In the past nine years under his leadership, China has scored a series of diplomatic successes. China's international standing has risen increasingly and its influence on international affairs has kept growing.

China's relations with all countries in the world have further developed on the basis of the Five Principles of Peaceful Coexistence. The good-neighborly relations with surrounding countries have further consolidated, and solidarity and cooperation with the vast number of developing countries have greatly strengthened.

In particular, his successful state visit to the United State in 1997 made the Sino-US relations enter a new stage.

Jiang as a statesman of the new generation has the distinct makings and style of a scholar. He has extensive knowledge. He loves reading, and the most he reads are the latest books on economics, science and technology, politics and culture.
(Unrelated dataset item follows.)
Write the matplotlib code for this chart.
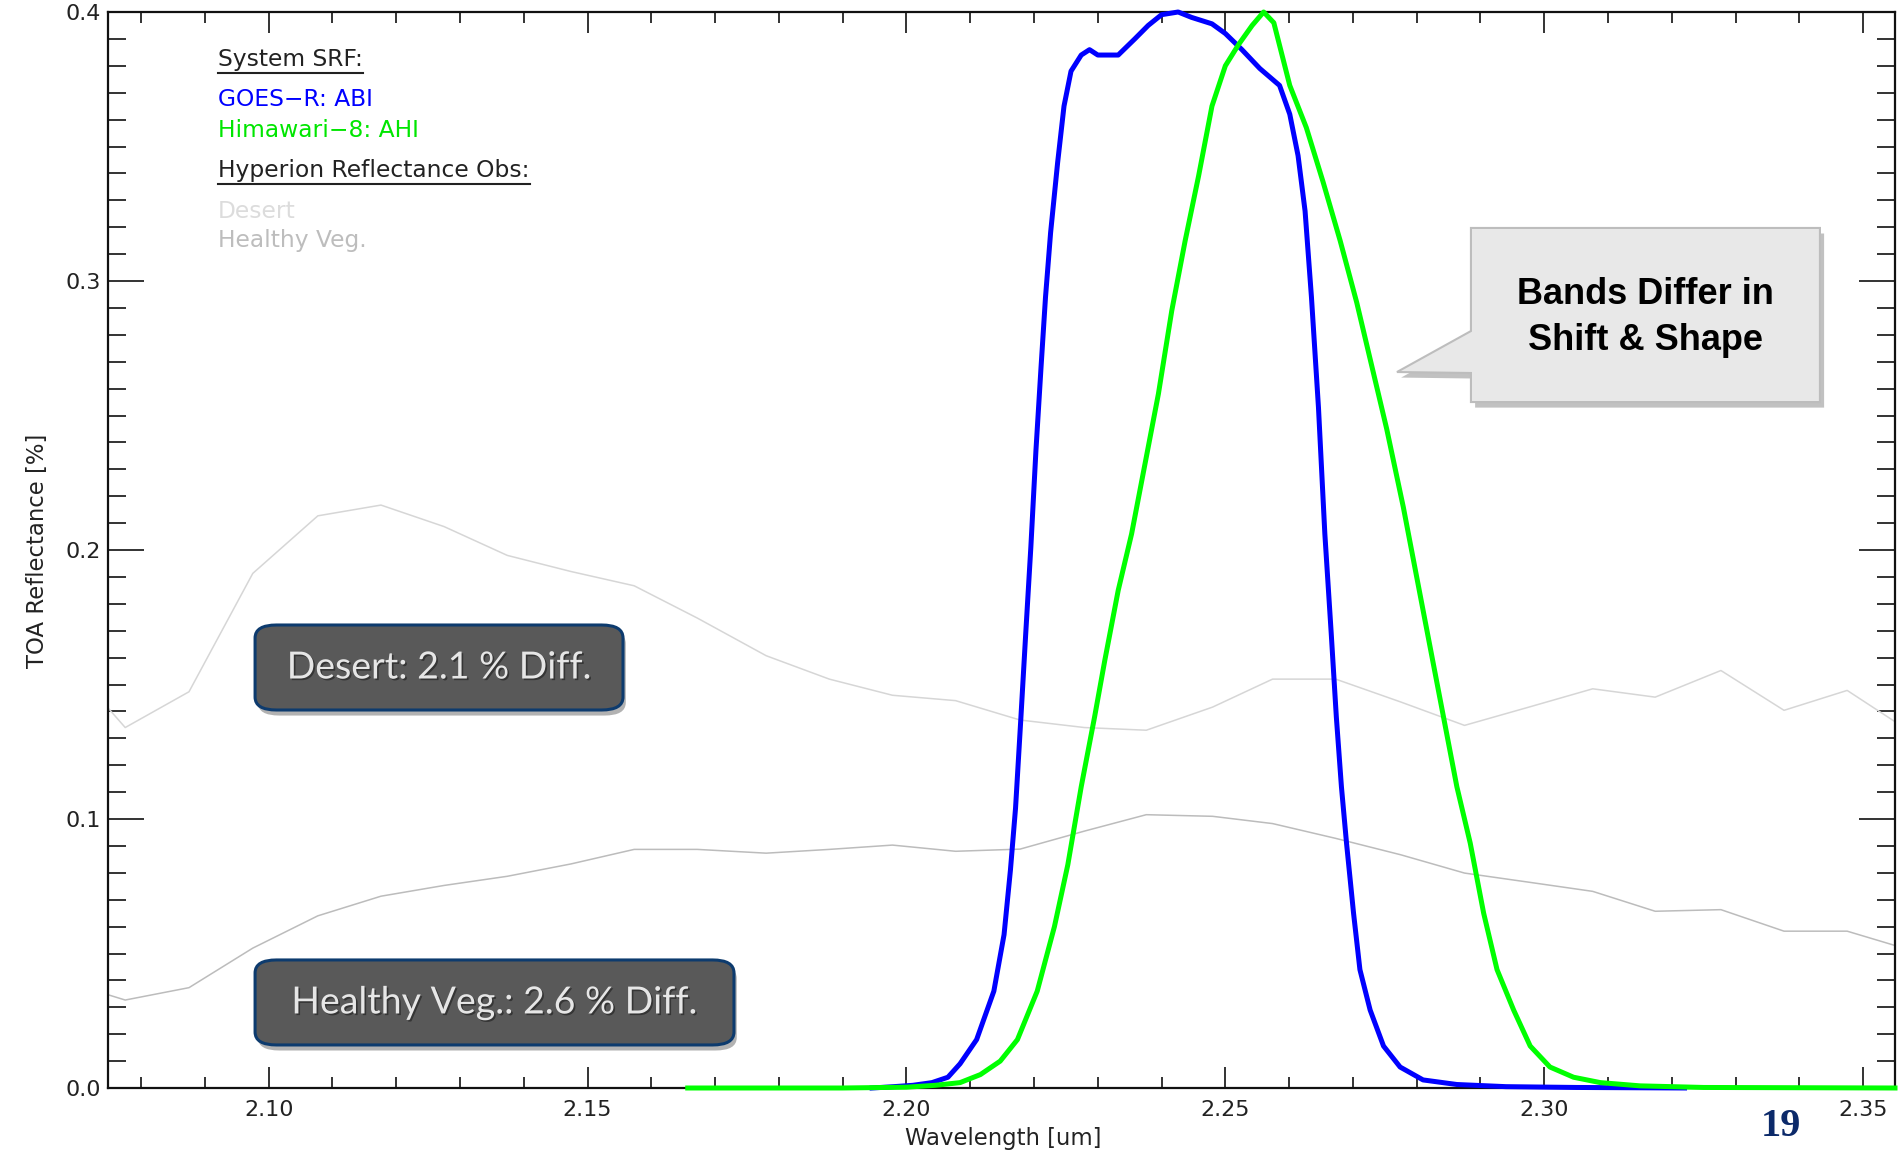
import numpy as np
import matplotlib.pyplot as plt
from matplotlib.ticker import MultipleLocator, FormatStrFormatter
from matplotlib.patches import FancyBboxPatch, Polygon
import matplotlib.patheffects as pe

# GOES-R ABI band 6 SRF, scaled to peak at 0.4
abi_wl = [2.1946, 2.198, 2.201, 2.204, 2.2065, 2.2084, 2.211, 2.2137, 2.2153, 2.2163,
          2.2171, 2.2179, 2.2187, 2.2195, 2.2203, 2.2211, 2.2218, 2.2226, 2.2237, 2.2247,
          2.2258, 2.2274, 2.2287, 2.230, 2.2332, 2.2358, 2.2379, 2.240, 2.2426, 2.2447,
          2.2479, 2.250, 2.2526, 2.2554, 2.2585, 2.2601, 2.2614, 2.2625, 2.2635, 2.2646,
          2.2656, 2.2666, 2.2674, 2.2682, 2.269, 2.2701, 2.2711, 2.2727, 2.2748, 2.2774,
          2.281, 2.2863, 2.294, 2.305, 2.322]
abi_srf = [0.0, 0.0005, 0.001, 0.002, 0.004, 0.009, 0.018, 0.036, 0.057, 0.081,
           0.104, 0.136, 0.169, 0.201, 0.237, 0.268, 0.294, 0.318, 0.344, 0.365,
           0.378, 0.384, 0.386, 0.384, 0.384, 0.390, 0.395, 0.399, 0.400, 0.398,
           0.3956, 0.392, 0.386, 0.379, 0.3727, 0.362, 0.3466, 0.326, 0.294, 0.253,
           0.206, 0.169, 0.138, 0.112, 0.091, 0.065, 0.044, 0.029, 0.0156, 0.0078,
           0.003, 0.0013, 0.0005, 0.0002, 0.0]

# Himawari-8 AHI band 6 SRF, same scaling
ahi_wl = [2.1657, 2.19, 2.20, 2.2045, 2.2084, 2.2116, 2.2147, 2.2174, 2.2205, 2.2232,
          2.2253, 2.2274, 2.2295, 2.2311, 2.2332, 2.2353, 2.2374, 2.2395, 2.2416, 2.2437,
          2.2458, 2.2479, 2.250, 2.2521, 2.2542, 2.256, 2.2576, 2.2601, 2.2627, 2.2653,
          2.268, 2.2706, 2.2732, 2.2753, 2.2779, 2.28, 2.2821, 2.2842, 2.2863, 2.2884,
          2.2905, 2.2926, 2.2952, 2.2978, 2.3009, 2.3046, 2.3088, 2.315, 2.325, 2.355]
ahi_srf = [0.0, 0.0, 0.0003, 0.001, 0.002, 0.005, 0.010, 0.018, 0.036, 0.060,
           0.083, 0.112, 0.138, 0.159, 0.185, 0.206, 0.232, 0.258, 0.289, 0.315,
           0.339, 0.365, 0.380, 0.388, 0.395, 0.400, 0.396, 0.3727, 0.357, 0.337,
           0.315, 0.292, 0.266, 0.245, 0.216, 0.190, 0.164, 0.138, 0.112, 0.091,
           0.065, 0.044, 0.029, 0.0156, 0.0078, 0.004, 0.002, 0.0008, 0.0002, 0.0]

# Hyperion TOA reflectance spectra
hyp_wl = [2.0675, 2.0775, 2.0875, 2.0975, 2.1077, 2.1176, 2.1275, 2.1374, 2.1474, 2.1573,
          2.1672, 2.1780, 2.1879, 2.1978, 2.2077, 2.2178, 2.2279, 2.2376, 2.2480, 2.2574,
          2.2673, 2.2775, 2.2875, 2.2976, 2.3076, 2.3174, 2.3277, 2.3376, 2.3475, 2.3575]
desert_refl = [0.161, 0.134, 0.1473, 0.1913, 0.2127, 0.2167, 0.2087, 0.198, 0.192, 0.1867,
               0.1747, 0.1607, 0.152, 0.146, 0.144, 0.1368, 0.134, 0.133, 0.1416, 0.152,
               0.152, 0.1435, 0.1348, 0.1416, 0.1484, 0.1453, 0.1552, 0.1404, 0.1478, 0.1323]
veg_refl = [0.040, 0.0327, 0.0373, 0.052, 0.064, 0.0713, 0.0753, 0.0787, 0.0833, 0.0887,
            0.0887, 0.0873, 0.0887, 0.0903, 0.088, 0.0888, 0.0955, 0.1016, 0.101, 0.0983,
            0.0928, 0.0867, 0.0799, 0.0765, 0.0731, 0.0657, 0.0663, 0.0583, 0.0583, 0.0512]

desert_diff = 2.1
veg_diff = 2.6

W, H = 1899, 1156
fig = plt.figure(figsize=(W / 100, H / 100), dpi=100)
ax = fig.add_axes([108 / W, 1 - 1088 / H, 1787 / W, 1076 / H])

ax.plot(hyp_wl, desert_refl, color='#d6d6d6', lw=1.1)
ax.plot(hyp_wl, veg_refl, color='#bcbcbc', lw=1.1)
ax.plot(abi_wl, abi_srf, color='#0000ff', lw=3.6, clip_on=False, zorder=3)
ax.plot(ahi_wl, ahi_srf, color='#00ff00', lw=3.6, clip_on=False, zorder=4)

ax.set_xlim(2.0748, 2.355)
ax.set_ylim(0, 0.4)

# IDL style axes: inward ticks on all four sides
ax.xaxis.set_major_locator(MultipleLocator(0.05))
ax.xaxis.set_minor_locator(MultipleLocator(0.01))
ax.yaxis.set_major_locator(MultipleLocator(0.1))
ax.yaxis.set_minor_locator(MultipleLocator(0.01))
ax.xaxis.set_major_formatter(FormatStrFormatter('%.2f'))
ax.yaxis.set_major_formatter(FormatStrFormatter('%.1f'))
ax.tick_params(which='both', direction='in', top=True, right=True,
               color='#111111', width=1.2, labelsize=16, labelcolor='#222222')
ax.xaxis.set_tick_params(which='major', length=15, pad=9)
ax.xaxis.set_tick_params(which='minor', length=8)
ax.yaxis.set_tick_params(which='major', length=26, pad=5)
ax.yaxis.set_tick_params(which='minor', length=13)
for s in ax.spines.values():
    s.set_linewidth(1.6)
    s.set_color('#111111')

fig.text(1003 / W, 1 - 1138 / H, 'Wavelength [um]', ha='center', va='center',
         fontsize=16.4, color='#222222')
fig.text(38 / W, 1 - 551 / H, 'TOA Reflectance [%]', ha='center', va='center',
         rotation=90, fontsize=16.4, color='#222222')

# legend block
lx = 0.0616
leg = [
    ('System SRF:', '#222222', 0.9555, True),
    ('GOES\u2212R: ABI', '#0000ff', 0.9185, False),
    ('Himawari\u22128: AHI', '#00e600', 0.8895, False),
    ('Hyperion Reflectance Obs:', '#222222', 0.8525, True),
    ('Desert', '#dcdcdc', 0.815, False),
    ('Healthy Veg.', '#bdbdbd', 0.7875, False),
]
underlined = []
for txt, col, y, ul in leg:
    t = ax.text(lx, y, txt, transform=ax.transAxes, ha='left', va='center',
                fontsize=16.8, color=col)
    if ul:
        underlined.append(t)

fig.canvas.draw()
inv = ax.transAxes.inverted()
for t in underlined:
    bb = t.get_window_extent()
    (x0, y0), (x1, _) = inv.transform([(bb.x0, bb.y0 - 2), (bb.x1, bb.y0)])
    ax.plot([x0, x1], [y0, y0], transform=ax.transAxes, color='#222222', lw=1.5,
            clip_on=False)

# difference boxes
box_fx = dict(boxstyle='round,pad=0,rounding_size=0.012', facecolor='#595959',
              edgecolor='#0d3b6e', linewidth=2.2, transform=ax.transAxes,
              path_effects=[pe.withSimplePatchShadow(offset=(2, -4), shadow_rgbFace='#555555',
                                                     alpha=0.45)])
txt_fx = [pe.withSimplePatchShadow(offset=(1.2, -1.2), shadow_rgbFace='#262626', alpha=0.7)]

ax.add_patch(FancyBboxPatch((0.0823, 0.3513), 0.2059, 0.079, **box_fx))
ax.text(0.0823 + 0.2059 / 2, 0.3513 + 0.0395, f'Desert: {desert_diff} % Diff.',
        transform=ax.transAxes, ha='center', va='center', fontsize=27,
        family='Lato', fontweight='normal', color='#e6e6e6', path_effects=txt_fx)

ax.add_patch(FancyBboxPatch((0.0823, 0.040), 0.268, 0.079, **box_fx))
ax.text(0.0823 + 0.268 / 2, 0.040 + 0.0395, f'Healthy Veg.: {veg_diff} % Diff.',
        transform=ax.transAxes, ha='center', va='center', fontsize=27,
        family='Lato', fontweight='normal', color='#e6e6e6', path_effects=txt_fx)

# callout
call = Polygon([(0.7627, 0.7993), (0.958, 0.7993), (0.958, 0.6375), (0.7627, 0.6375),
                (0.7627, 0.6645), (0.7213, 0.6654), (0.7627, 0.7035)], closed=True,
               transform=ax.transAxes, facecolor='#e8e8e8', edgecolor='#bdbdbd', lw=1.5,
               zorder=6, clip_on=False,
               path_effects=[pe.withSimplePatchShadow(offset=(3, -4), shadow_rgbFace='#777777',
                                                      alpha=0.45)])
ax.add_patch(call)
ax.text(0.8603, 0.7375, 'Bands Differ in', transform=ax.transAxes, ha='center',
        va='center', fontsize=26, fontweight='bold', family='Liberation Sans', zorder=7)
ax.text(0.8603, 0.6945, 'Shift & Shape', transform=ax.transAxes, ha='center',
        va='center', fontsize=26, fontweight='bold', family='Liberation Sans', zorder=7)

fig.text(1781 / W, 1 - 1126 / H, '19', ha='center', va='center', fontsize=29,
         fontweight='bold', family='Liberation Serif', color='#0c2a6a')

fig.savefig('out.png', dpi=100)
While in office in Shanghai, he wrote papers such as On the New Features of the Development of World Electronic Information Industry and Strategic Problems of the Development of China's Electronic Information Industry, the Trend of Energy Development in the World and Main Energy-Saving Measures, which were published in the Shanghai Jiaotong University Journal.
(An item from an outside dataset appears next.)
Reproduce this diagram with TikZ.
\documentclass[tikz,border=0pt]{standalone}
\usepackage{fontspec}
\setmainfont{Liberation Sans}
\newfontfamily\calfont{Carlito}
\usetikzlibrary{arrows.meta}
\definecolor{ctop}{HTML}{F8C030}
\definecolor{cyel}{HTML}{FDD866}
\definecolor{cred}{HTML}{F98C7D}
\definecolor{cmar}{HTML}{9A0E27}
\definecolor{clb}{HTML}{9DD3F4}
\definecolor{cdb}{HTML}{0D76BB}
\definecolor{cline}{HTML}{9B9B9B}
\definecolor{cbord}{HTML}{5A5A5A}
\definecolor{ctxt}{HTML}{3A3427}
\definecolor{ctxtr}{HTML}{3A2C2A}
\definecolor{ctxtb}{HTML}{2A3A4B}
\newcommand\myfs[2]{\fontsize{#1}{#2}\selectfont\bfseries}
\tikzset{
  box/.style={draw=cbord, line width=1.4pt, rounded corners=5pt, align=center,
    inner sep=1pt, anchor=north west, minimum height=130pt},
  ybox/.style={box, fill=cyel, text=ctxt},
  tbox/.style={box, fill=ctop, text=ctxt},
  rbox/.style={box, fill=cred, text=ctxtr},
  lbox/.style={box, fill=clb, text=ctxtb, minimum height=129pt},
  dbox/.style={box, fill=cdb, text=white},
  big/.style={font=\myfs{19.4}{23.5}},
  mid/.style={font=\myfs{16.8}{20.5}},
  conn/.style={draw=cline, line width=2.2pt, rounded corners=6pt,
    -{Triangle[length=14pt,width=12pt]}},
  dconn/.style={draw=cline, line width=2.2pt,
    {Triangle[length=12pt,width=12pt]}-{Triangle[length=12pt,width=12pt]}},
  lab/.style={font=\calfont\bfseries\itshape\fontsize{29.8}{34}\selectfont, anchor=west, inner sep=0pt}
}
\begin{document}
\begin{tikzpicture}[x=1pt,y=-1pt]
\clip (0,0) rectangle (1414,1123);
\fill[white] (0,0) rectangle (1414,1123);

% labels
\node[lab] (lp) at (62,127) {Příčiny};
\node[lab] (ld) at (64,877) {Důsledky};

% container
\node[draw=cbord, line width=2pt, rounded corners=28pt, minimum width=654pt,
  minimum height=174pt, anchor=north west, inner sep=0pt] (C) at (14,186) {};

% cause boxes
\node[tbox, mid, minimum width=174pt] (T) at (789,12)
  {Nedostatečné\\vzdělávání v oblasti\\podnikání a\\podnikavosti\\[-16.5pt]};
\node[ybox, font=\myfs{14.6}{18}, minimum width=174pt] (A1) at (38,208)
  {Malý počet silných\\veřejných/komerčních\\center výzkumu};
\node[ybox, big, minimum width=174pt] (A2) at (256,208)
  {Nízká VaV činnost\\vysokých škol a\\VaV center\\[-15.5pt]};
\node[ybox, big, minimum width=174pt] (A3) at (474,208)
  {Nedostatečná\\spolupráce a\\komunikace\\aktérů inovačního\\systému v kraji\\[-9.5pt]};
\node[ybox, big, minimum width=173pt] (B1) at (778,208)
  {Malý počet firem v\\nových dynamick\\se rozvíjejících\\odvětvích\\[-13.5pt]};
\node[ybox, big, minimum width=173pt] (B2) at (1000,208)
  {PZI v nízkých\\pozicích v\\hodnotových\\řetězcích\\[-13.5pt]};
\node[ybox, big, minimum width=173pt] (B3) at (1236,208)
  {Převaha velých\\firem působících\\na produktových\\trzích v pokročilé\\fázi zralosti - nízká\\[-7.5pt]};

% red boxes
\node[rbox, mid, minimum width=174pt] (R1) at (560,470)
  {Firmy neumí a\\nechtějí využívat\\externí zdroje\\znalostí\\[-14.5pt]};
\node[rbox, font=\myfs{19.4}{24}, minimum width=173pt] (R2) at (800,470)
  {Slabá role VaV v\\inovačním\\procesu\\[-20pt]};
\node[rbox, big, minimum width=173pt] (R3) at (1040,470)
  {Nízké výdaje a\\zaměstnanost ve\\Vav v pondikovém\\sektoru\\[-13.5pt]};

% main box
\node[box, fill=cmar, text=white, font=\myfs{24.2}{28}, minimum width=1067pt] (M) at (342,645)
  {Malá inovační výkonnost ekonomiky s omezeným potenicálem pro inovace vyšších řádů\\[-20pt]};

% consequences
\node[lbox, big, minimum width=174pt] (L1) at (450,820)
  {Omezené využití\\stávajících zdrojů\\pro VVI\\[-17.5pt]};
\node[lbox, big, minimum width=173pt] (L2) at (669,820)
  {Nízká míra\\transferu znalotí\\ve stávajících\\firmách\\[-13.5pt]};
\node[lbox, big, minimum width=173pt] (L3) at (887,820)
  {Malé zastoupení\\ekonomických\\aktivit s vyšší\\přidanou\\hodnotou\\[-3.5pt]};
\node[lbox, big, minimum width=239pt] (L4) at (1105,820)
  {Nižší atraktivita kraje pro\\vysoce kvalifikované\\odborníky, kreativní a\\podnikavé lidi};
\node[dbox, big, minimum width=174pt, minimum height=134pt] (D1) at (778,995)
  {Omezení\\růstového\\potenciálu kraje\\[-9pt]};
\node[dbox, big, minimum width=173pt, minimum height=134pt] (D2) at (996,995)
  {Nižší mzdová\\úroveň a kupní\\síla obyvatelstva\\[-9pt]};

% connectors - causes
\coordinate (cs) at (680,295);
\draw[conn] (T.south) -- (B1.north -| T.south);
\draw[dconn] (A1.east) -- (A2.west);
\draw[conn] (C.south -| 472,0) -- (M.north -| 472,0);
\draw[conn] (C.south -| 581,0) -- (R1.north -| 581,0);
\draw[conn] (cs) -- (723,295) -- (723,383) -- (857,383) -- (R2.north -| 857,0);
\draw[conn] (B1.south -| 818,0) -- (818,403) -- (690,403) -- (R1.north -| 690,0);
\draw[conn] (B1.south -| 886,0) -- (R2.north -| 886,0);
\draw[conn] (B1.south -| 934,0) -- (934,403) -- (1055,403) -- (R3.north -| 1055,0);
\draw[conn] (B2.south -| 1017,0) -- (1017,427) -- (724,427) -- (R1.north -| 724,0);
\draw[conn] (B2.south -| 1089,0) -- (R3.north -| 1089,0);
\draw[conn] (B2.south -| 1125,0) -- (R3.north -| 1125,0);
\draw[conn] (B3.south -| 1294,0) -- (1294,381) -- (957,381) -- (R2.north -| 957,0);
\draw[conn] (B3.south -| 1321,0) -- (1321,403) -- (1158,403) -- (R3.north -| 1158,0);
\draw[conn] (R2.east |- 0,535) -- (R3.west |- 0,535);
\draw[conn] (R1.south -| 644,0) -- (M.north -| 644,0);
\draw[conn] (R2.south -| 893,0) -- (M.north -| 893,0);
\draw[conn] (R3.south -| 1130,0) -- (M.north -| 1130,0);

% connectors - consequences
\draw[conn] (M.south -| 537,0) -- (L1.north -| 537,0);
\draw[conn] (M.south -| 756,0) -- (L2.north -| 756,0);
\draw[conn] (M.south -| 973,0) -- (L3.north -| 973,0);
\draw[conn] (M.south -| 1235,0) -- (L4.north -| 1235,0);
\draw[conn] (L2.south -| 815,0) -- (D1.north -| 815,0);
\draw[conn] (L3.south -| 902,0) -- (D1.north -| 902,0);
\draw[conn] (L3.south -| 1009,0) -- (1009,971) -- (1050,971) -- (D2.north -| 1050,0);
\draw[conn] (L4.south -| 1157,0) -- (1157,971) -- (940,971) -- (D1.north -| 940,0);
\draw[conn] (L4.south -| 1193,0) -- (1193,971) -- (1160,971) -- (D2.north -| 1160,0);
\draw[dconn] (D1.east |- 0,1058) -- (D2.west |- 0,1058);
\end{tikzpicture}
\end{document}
He can use English, Russian and Romanian, and knows some German and Japanese. In meeting with foreign guests, he often expresses his viewpoints in foreign languages.

He is highly accomplished in famous works of classic Chinese literature and often quotes in talks well-known lines from exponents of various schools of thought as well as Tang, Song and Yuan poetry.

He also reads extensively famous works of Western literature. He loves to read novels by Mark Twain, and can recite passages from Hamlet by Shakespeare and verses from "Ode to the West Wind" by Shelley. He also knows very well works by Leo Tolstoy, Pushkin, Chekhov and Turgenev.

He not only loves literature, but has a wide range of other interest. He likes both erhu tunes by A Bing, a great master of Chinese folk music, and symphonic music by Mozart and Beethoven, great masters of Western music.

At leisure, he may play erhu and bamboo flute, traditional Chinese musical instruments, as well as the Western musical instrument piano. He thinks that art treasures of Chinese and Western cultures are the common spiritual wealth of mankind.

Jiang has a warm, harmonious and happy family. He and his wife Wang Yeping have two sons, a grandson and a granddaughter. In his spare time, Jiang often indulges in sporting with these "pearls in his palm" in great joy, tells them stories and teaches them to recite ancient poetry and read English, thus enjoying the traditional Chinese family life of "several generations living under one roof."

In April of 1998, the UN Food and Agricultural Organization presented its "Agricola" medal to Jiang for his outstanding contribution to increasing food production and eliminating poverty and hunger.

In 1999, he attended the Macao handover ceremony as a member of Chinese Government Delegation.